In un luglio che con le sue piogge vuol far somigliare i miei concerti sempre più a Woodstock, io e la mia fida Bianchi giovedi sera ci siamo recati alla Scuola Holden per assistere al live de Lo Stato Sociale. I cinque bolognesi stanno portando in giro per l’Italia il loro nuovo "L’Italia Peggiore". La serata è in forse per via di nuvole incazzate, ma noi aspettiamo fiduciosi, provando ad asciugarci alla bell’e meglio. E alla fine Giove Pluvio ci grazia: il concerto può iniziare.
LO STATO SOCIALE - 24 LUGLIO 2014 TORINO di Vito Possidente
Il nuovo lavoro, edito sempre per la Garrincha Dischi (per loro come una famiglia), a esser sinceri non mi aveva convinto sino in fondo, forse per via delle alte aspettative, visto quanto mi era piaciuto il precedente "Turisti della democrazia" (2012). E' anche vero, però, che tutte le volte che li ho visti dal vivo (e sono tante, calcolando gli album all’attivo) mi sono sempre divertito, perciò gli ho concesso volentieri la possibilità di farmi cambiare idea.
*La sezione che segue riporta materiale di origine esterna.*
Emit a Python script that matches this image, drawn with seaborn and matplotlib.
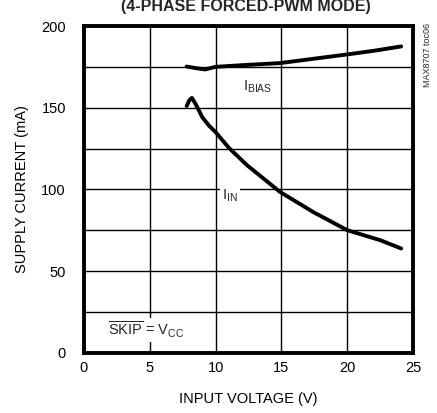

L’inizio delle danze è affidato ad "Abbiamo vinto la guerra", ed è subito festa. Il pubblico è in gran parte composto da giovani, ma scorgo qualcuno anche un po’ piu maturo del sottoscritto, il che mi consola. La band spazia tra presente e passato, sparando grandi pezzi: da "Te per canzone una scritto ho" a "La musica non è una cosa seria", da "Sono così Indi", in cui si cita Monicelli e compare “La gigantesca scritta Aucan” (questa dovete capirla da soli, altrimenti non vale) a “Quello che le donne dicono”, cantata questa volta e non piu ballata, passando per “Questo è un grande paese” (senza Il Piotta ma con coreografia strampalata annessa) e "Ladro di cuori col bruco", forse la mia preferita.
Musiche orecchiabili dai suoni spensierati, con basi danzerecce condite da rime che rimangono facilmente impresse e diventano subito inni da cantare. I testi raccontano di amori incendiari, di bariste che ti fan perdere la testa, di strane storie tra "Il Sulografo e la Principessa ballerina". Altre volte, però, vanno a toccare temi spinosi di "questo grande paese" (cit.) - i ricordi a Federico (Aldrovandi) e Carlo (Giuliani) -, un saluto agli amici delle valli No TAV, poi si narra indirettamente del Bondi poeta e del presidente impegnato con le belle donne, e ti ricordano che nonostante "c’è la crisi c’è la crisi" gli F35 vanno via come il pane
Infine si concedono un ricordo emozionato - tanto che Bebo si incarta con le parole - a Vittorio Arrigoni, attuale più che mai in questi giorni, visti i fatti di Gaza. La forza di Lodo e soci sono i live, che si trasformano sempre in una serata tra amici in cui ci si diverte, si balla e si scherza. E anche loro sul palco non stanno mai fermi, si scambiano di posizioni, si invertono alla voce, si improvvisano sbandieratori, ballano in coreografie imperfette ma trascinanti, e questo senza un leader definito, ma un gruppo ben coeso. La serata vola, tra stage diving, balli, risate, temi importanti su cui magari fermarsi un attimo a riflettere e una serie di vaffanculo liberatori un po' per tutti ("C’eravamo tanto sbagliati"). Si va avanti così, fino a "Cromosomi", che chiuderà l’esibizione.
La band ha dimostrato ancora una volta - semmai ce ne fosse stato bisogno - che la loro dimensione migliore è quella live. Il risultato alla fine è lo sempre lo stesso: mi sono divertito, ho saltato e ballato (per quanto la mia età da "trentenne a caccia" mi concede di fare), e mi sono emozionato un po' anche io per quel saluto a Vic. Quei gran paraculi (cit. Max Collini) de Lo Stato Sociale sono tornati, ed è solo un bene in questa Italia peggiore.